**Requirement:** Reproduce all of the data below without alteration; exclude every picture.

**Data section:**
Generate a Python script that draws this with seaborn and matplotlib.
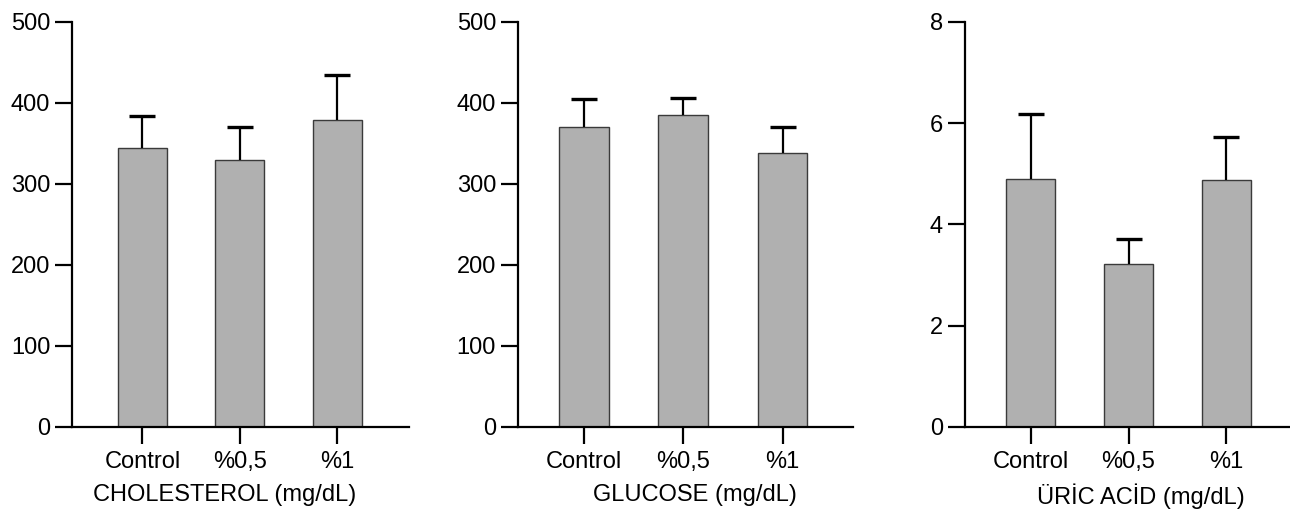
import numpy as np
import pandas as pd
import matplotlib
matplotlib.use("Agg")
import matplotlib.pyplot as plt
import seaborn as sns

# groups shown on every panel
groups = ["Control", "%0,5", "%1"]

# means and SD (upper whisker only)
chol_mean = [344, 329, 379]
chol_sd = [39.5, 41, 55]
gluc_mean = [370, 385, 338.5]
gluc_sd = [35, 21.5, 31.5]
uric_mean = [4.90, 3.22, 4.88]
uric_sd = [1.28, 0.50, 0.84]

labels = ["CHOLESTEROL (mg/dL)", "GLUCOSE (mg/dL)", "ÜRİC ACİD (mg/dL)"]
yticks = [[0, 100, 200, 300, 400, 500], [0, 100, 200, 300, 400, 500], [0, 2, 4, 6, 8]]

sns.set_style("ticks")
plt.rcParams['font.family'] = ['Liberation Sans', 'DejaVu Sans']
plt.rcParams['font.size'] = 17
for k in ['text.color', 'axes.labelcolor', 'xtick.color', 'ytick.color', 'axes.edgecolor']:
    plt.rcParams[k] = 'black'

fig = plt.figure(figsize=(12.9, 5.11), dpi=100)

# axes boxes in figure fractions
boxes = [
    [0.0562, 0.1644, 0.2609, 0.7926],
    [0.4018, 0.1644, 0.2595, 0.7926],
    [0.7481, 0.1644, 0.2519, 0.7926],
]
xlims = [(-0.718, 2.738), (-0.66, 2.71), (-0.67, 2.65)]
label_x = [0.451, 0.529, 0.54]

panels = [(chol_mean, chol_sd), (gluc_mean, gluc_sd), (uric_mean, uric_sd)]

for i, (means, sds) in enumerate(panels):
    ax = fig.add_axes(boxes[i])
    df = pd.DataFrame({"group": groups, "value": means, "sd": sds})
    sns.barplot(data=df, x="group", y="value", ax=ax, color="#b0b0b0",
                saturation=1, width=0.5, edgecolor="#3a3a3a", linewidth=1.0,
                errorbar=None)
    pos = np.arange(len(groups))
    _, caps, _ = ax.errorbar(pos, df["value"], yerr=[np.zeros(len(sds)), df["sd"]],
                             fmt="none", ecolor="black", elinewidth=1.6, capsize=9.7,
                             capthick=2.4, zorder=1)
    # only the upper cap is drawn in the original
    caps[0].set_visible(False)
    ax.set_ylim(0, yticks[i][-1])
    ax.set_yticks(yticks[i])
    ax.set_xlim(*xlims[i])
    sns.despine(ax=ax)
    for sp in ["left", "bottom"]:
        ax.spines[sp].set_linewidth(1.6)
    ax.tick_params(axis="both", length=12, width=1.6, labelsize=17, pad=4)
    ax.tick_params(axis="x", pad=5.5)
    ax.set_ylabel("")
    ax.set_xlabel(labels[i], fontsize=17)
    ax.xaxis.set_label_coords(label_x[i], -0.14)

fig.savefig("out.png", dpi=100)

**Finished task:**
Generate a Python script that draws this with seaborn and matplotlib.
import numpy as np
import pandas as pd
import matplotlib
matplotlib.use("Agg")
import matplotlib.pyplot as plt
import seaborn as sns

# groups shown on every panel
groups = ["Control", "%0,5", "%1"]

# means and SD (upper whisker only)
chol_mean = [344, 329, 379]
chol_sd = [39.5, 41, 55]
gluc_mean = [370, 385, 338.5]
gluc_sd = [35, 21.5, 31.5]
uric_mean = [4.90, 3.22, 4.88]
uric_sd = [1.28, 0.50, 0.84]

labels = ["CHOLESTEROL (mg/dL)", "GLUCOSE (mg/dL)", "ÜRİC ACİD (mg/dL)"]
yticks = [[0, 100, 200, 300, 400, 500], [0, 100, 200, 300, 400, 500], [0, 2, 4, 6, 8]]

sns.set_style("ticks")
plt.rcParams['font.family'] = ['Liberation Sans', 'DejaVu Sans']
plt.rcParams['font.size'] = 17
for k in ['text.color', 'axes.labelcolor', 'xtick.color', 'ytick.color', 'axes.edgecolor']:
    plt.rcParams[k] = 'black'

fig = plt.figure(figsize=(12.9, 5.11), dpi=100)

# axes boxes in figure fractions
boxes = [
    [0.0562, 0.1644, 0.2609, 0.7926],
    [0.4018, 0.1644, 0.2595, 0.7926],
    [0.7481, 0.1644, 0.2519, 0.7926],
]
xlims = [(-0.718, 2.738), (-0.66, 2.71), (-0.67, 2.65)]
label_x = [0.451, 0.529, 0.54]

panels = [(chol_mean, chol_sd), (gluc_mean, gluc_sd), (uric_mean, uric_sd)]

for i, (means, sds) in enumerate(panels):
    ax = fig.add_axes(boxes[i])
    df = pd.DataFrame({"group": groups, "value": means, "sd": sds})
    sns.barplot(data=df, x="group", y="value", ax=ax, color="#b0b0b0",
                saturation=1, width=0.5, edgecolor="#3a3a3a", linewidth=1.0,
                errorbar=None)
    pos = np.arange(len(groups))
    _, caps, _ = ax.errorbar(pos, df["value"], yerr=[np.zeros(len(sds)), df["sd"]],
                             fmt="none", ecolor="black", elinewidth=1.6, capsize=9.7,
                             capthick=2.4, zorder=1)
    # only the upper cap is drawn in the original
    caps[0].set_visible(False)
    ax.set_ylim(0, yticks[i][-1])
    ax.set_yticks(yticks[i])
    ax.set_xlim(*xlims[i])
    sns.despine(ax=ax)
    for sp in ["left", "bottom"]:
        ax.spines[sp].set_linewidth(1.6)
    ax.tick_params(axis="both", length=12, width=1.6, labelsize=17, pad=4)
    ax.tick_params(axis="x", pad=5.5)
    ax.set_ylabel("")
    ax.set_xlabel(labels[i], fontsize=17)
    ax.xaxis.set_label_coords(label_x[i], -0.14)

fig.savefig("out.png", dpi=100)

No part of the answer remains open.